Rather than push for energy conservation or even decrying global climate change, Bush's tepid, do-nothing-now response to the crisis has always been dangerously reckless and shortsighted. Ethanol-based fuel is essentially a crock, and is only driving up the price of food. Bush loves the idea of hydrogen-cell fueled vehicles, but that is only one approach amid a spate of tomorrow's solutions, and by tomorrow, we're talking another decade at the earliest. Meanwhile, the technology for increased solar and wind power is available now but is regretfully under-utilized.

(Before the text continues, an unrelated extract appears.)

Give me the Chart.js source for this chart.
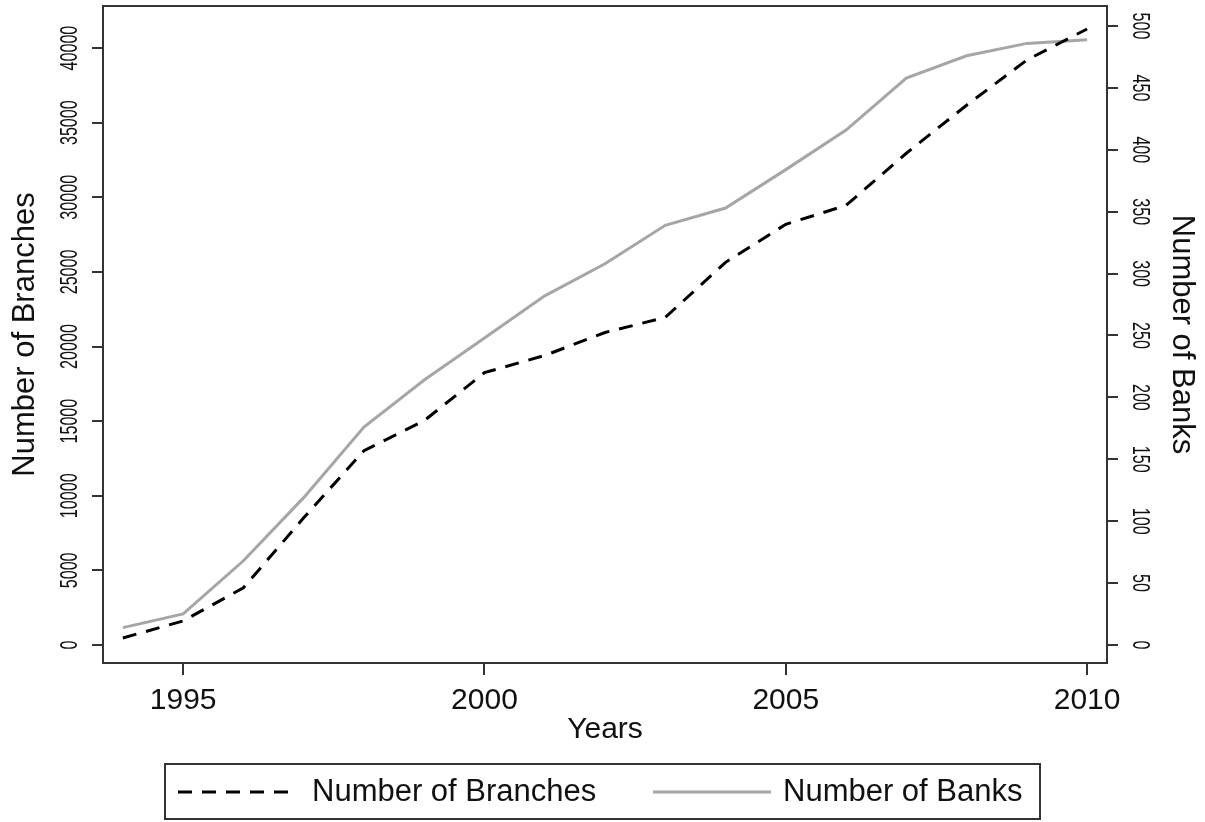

On the topic of greenhouse gases, this administration is all hot air. Under Bush's watch, the EPA has been marginalized and politicized, with scientific recommendations being inked out in offical reports and replaced by specious assertions. You can sense Cheney's fingerprints everywhere in this chain-of-command. And now that the Clean Air Act was just declared immune from regulating greenhouse gases, you must wonder at the continued chutzpa or blindness of the White House which denies the obvious: the earth is heating up faster than an electric chair on Texas death row.

When the White House rejected the EPA's previous suggestion that the 1970 Clean Air Act was an effective for addressing global climate change, press secretary Dana Perino said President Bush is committed to further reductions but there is a "right way and a wrong way to deal with climate change."

Bush's way has been to reject the notion of seriously considering climate change, though he has come around recently to suggest that something should be done. Just not now. Judging by his actions at the Group of Eight conference in Japan, something (hopefully) will be done to cut emissions -- by year 2050. When it will be much too late.

Sounding more and more like Al Gore, who presciently raised the alarm of global warming, California Governor Arnold Schwarzenegger voiced his concerns that the Bush administration did not believe it should do anything about global warming On ABC's This Week he maintained that any move at this point against climate change would lack meaning. "If they would have done something this year, I would have thought it was bogus anyway," he said. "You don't really have an effect by doing something six months before you leave office. It doesn't sound to me believable at all. The sincerity is not there."

So we are back to square one, with the chief of the Environmental Protection Agency, Stephen Johnson, calling for renewed public comment on greenhouse gases and climate change. We don't need any more public comments! We need decisive action -- by reducing our foreign and domestic dependency on oil and gas.

During his 2006 State of the Union Address, President Bush said, "In this decisive year, we have a serious problem: America is addicted to oil." Guess what? Bush still can't kick the habit. And he doesn't want America to do so either.